GOAL
Give every line below again, exactly.

DATASET EXTRACT
━━━━━━━━
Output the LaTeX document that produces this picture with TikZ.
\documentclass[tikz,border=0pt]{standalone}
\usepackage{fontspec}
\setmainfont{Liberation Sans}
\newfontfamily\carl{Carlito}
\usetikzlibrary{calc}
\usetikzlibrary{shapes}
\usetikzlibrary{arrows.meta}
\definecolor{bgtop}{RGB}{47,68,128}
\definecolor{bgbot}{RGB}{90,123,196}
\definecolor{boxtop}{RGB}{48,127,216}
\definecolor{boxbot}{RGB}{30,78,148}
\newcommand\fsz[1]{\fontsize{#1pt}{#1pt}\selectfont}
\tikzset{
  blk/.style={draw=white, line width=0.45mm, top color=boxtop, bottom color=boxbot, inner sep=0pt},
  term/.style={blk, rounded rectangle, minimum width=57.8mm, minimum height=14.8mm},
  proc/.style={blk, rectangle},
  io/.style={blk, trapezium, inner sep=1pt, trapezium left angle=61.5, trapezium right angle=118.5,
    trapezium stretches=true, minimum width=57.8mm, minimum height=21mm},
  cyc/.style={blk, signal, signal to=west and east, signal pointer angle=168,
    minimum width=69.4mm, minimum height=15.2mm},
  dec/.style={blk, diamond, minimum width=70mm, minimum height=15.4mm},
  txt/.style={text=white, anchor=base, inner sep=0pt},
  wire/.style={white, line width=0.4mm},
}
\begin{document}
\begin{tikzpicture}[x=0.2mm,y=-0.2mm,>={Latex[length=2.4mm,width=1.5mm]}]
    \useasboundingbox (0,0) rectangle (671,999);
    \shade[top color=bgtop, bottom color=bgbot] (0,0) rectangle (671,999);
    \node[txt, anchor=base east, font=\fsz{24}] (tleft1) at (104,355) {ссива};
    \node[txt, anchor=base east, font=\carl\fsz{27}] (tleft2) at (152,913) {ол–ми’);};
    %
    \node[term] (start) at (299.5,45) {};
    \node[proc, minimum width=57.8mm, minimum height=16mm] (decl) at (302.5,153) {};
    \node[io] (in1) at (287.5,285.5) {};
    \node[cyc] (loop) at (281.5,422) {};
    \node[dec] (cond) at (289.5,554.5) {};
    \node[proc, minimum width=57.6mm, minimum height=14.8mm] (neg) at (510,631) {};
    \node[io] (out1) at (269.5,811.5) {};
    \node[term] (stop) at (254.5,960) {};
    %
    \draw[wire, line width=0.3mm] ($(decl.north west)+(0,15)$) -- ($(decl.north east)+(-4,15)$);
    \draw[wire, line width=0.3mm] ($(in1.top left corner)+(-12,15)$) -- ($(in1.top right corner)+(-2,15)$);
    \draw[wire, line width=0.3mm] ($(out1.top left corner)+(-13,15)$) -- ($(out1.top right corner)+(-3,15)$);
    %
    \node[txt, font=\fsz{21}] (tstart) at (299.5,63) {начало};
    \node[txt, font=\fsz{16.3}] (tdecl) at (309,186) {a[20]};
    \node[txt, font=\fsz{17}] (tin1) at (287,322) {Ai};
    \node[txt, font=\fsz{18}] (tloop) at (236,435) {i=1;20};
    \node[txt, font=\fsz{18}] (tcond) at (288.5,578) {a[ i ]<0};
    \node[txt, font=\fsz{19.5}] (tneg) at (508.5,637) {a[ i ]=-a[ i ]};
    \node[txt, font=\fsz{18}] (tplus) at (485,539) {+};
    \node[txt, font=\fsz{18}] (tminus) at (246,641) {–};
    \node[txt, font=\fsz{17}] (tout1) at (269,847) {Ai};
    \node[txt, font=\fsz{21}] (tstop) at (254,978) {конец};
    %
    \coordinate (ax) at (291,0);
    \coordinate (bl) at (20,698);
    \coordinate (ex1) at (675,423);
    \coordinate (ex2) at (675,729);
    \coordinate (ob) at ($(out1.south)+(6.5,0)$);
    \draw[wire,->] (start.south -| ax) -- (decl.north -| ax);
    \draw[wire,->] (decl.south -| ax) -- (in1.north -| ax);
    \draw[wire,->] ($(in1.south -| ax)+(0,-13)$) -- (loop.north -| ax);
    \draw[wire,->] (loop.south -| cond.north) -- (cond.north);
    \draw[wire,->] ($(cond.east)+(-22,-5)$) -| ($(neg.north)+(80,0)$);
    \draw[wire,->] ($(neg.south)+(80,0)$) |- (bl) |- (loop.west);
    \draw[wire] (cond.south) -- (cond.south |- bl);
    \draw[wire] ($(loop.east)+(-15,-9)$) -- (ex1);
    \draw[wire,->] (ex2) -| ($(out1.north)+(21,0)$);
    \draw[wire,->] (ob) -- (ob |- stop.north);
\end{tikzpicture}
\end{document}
━━━━━━━━
TASK SOLUTION
Output the LaTeX document that produces this picture with TikZ.
\documentclass[tikz,border=0pt]{standalone}
\usepackage{fontspec}
\setmainfont{Liberation Sans}
\newfontfamily\carl{Carlito}
\usetikzlibrary{calc}
\usetikzlibrary{shapes}
\usetikzlibrary{arrows.meta}
\definecolor{bgtop}{RGB}{47,68,128}
\definecolor{bgbot}{RGB}{90,123,196}
\definecolor{boxtop}{RGB}{48,127,216}
\definecolor{boxbot}{RGB}{30,78,148}
\newcommand\fsz[1]{\fontsize{#1pt}{#1pt}\selectfont}
\tikzset{
  blk/.style={draw=white, line width=0.45mm, top color=boxtop, bottom color=boxbot, inner sep=0pt},
  term/.style={blk, rounded rectangle, minimum width=57.8mm, minimum height=14.8mm},
  proc/.style={blk, rectangle},
  io/.style={blk, trapezium, inner sep=1pt, trapezium left angle=61.5, trapezium right angle=118.5,
    trapezium stretches=true, minimum width=57.8mm, minimum height=21mm},
  cyc/.style={blk, signal, signal to=west and east, signal pointer angle=168,
    minimum width=69.4mm, minimum height=15.2mm},
  dec/.style={blk, diamond, minimum width=70mm, minimum height=15.4mm},
  txt/.style={text=white, anchor=base, inner sep=0pt},
  wire/.style={white, line width=0.4mm},
}
\begin{document}
\begin{tikzpicture}[x=0.2mm,y=-0.2mm,>={Latex[length=2.4mm,width=1.5mm]}]
    \useasboundingbox (0,0) rectangle (671,999);
    \shade[top color=bgtop, bottom color=bgbot] (0,0) rectangle (671,999);
    \node[txt, anchor=base east, font=\fsz{24}] (tleft1) at (104,355) {ссива};
    \node[txt, anchor=base east, font=\carl\fsz{27}] (tleft2) at (152,913) {ол–ми’);};
    %
    \node[term] (start) at (299.5,45) {};
    \node[proc, minimum width=57.8mm, minimum height=16mm] (decl) at (302.5,153) {};
    \node[io] (in1) at (287.5,285.5) {};
    \node[cyc] (loop) at (281.5,422) {};
    \node[dec] (cond) at (289.5,554.5) {};
    \node[proc, minimum width=57.6mm, minimum height=14.8mm] (neg) at (510,631) {};
    \node[io] (out1) at (269.5,811.5) {};
    \node[term] (stop) at (254.5,960) {};
    %
    \draw[wire, line width=0.3mm] ($(decl.north west)+(0,15)$) -- ($(decl.north east)+(-4,15)$);
    \draw[wire, line width=0.3mm] ($(in1.top left corner)+(-12,15)$) -- ($(in1.top right corner)+(-2,15)$);
    \draw[wire, line width=0.3mm] ($(out1.top left corner)+(-13,15)$) -- ($(out1.top right corner)+(-3,15)$);
    %
    \node[txt, font=\fsz{21}] (tstart) at (299.5,63) {начало};
    \node[txt, font=\fsz{16.3}] (tdecl) at (309,186) {a[20]};
    \node[txt, font=\fsz{17}] (tin1) at (287,322) {Ai};
    \node[txt, font=\fsz{18}] (tloop) at (236,435) {i=1;20};
    \node[txt, font=\fsz{18}] (tcond) at (288.5,578) {a[ i ]<0};
    \node[txt, font=\fsz{19.5}] (tneg) at (508.5,637) {a[ i ]=-a[ i ]};
    \node[txt, font=\fsz{18}] (tplus) at (485,539) {+};
    \node[txt, font=\fsz{18}] (tminus) at (246,641) {–};
    \node[txt, font=\fsz{17}] (tout1) at (269,847) {Ai};
    \node[txt, font=\fsz{21}] (tstop) at (254,978) {конец};
    %
    \coordinate (ax) at (291,0);
    \coordinate (bl) at (20,698);
    \coordinate (ex1) at (675,423);
    \coordinate (ex2) at (675,729);
    \coordinate (ob) at ($(out1.south)+(6.5,0)$);
    \draw[wire,->] (start.south -| ax) -- (decl.north -| ax);
    \draw[wire,->] (decl.south -| ax) -- (in1.north -| ax);
    \draw[wire,->] ($(in1.south -| ax)+(0,-13)$) -- (loop.north -| ax);
    \draw[wire,->] (loop.south -| cond.north) -- (cond.north);
    \draw[wire,->] ($(cond.east)+(-22,-5)$) -| ($(neg.north)+(80,0)$);
    \draw[wire,->] ($(neg.south)+(80,0)$) |- (bl) |- (loop.west);
    \draw[wire] (cond.south) -- (cond.south |- bl);
    \draw[wire] ($(loop.east)+(-15,-9)$) -- (ex1);
    \draw[wire,->] (ex2) -| ($(out1.north)+(21,0)$);
    \draw[wire,->] (ob) -- (ob |- stop.north);
\end{tikzpicture}
\end{document}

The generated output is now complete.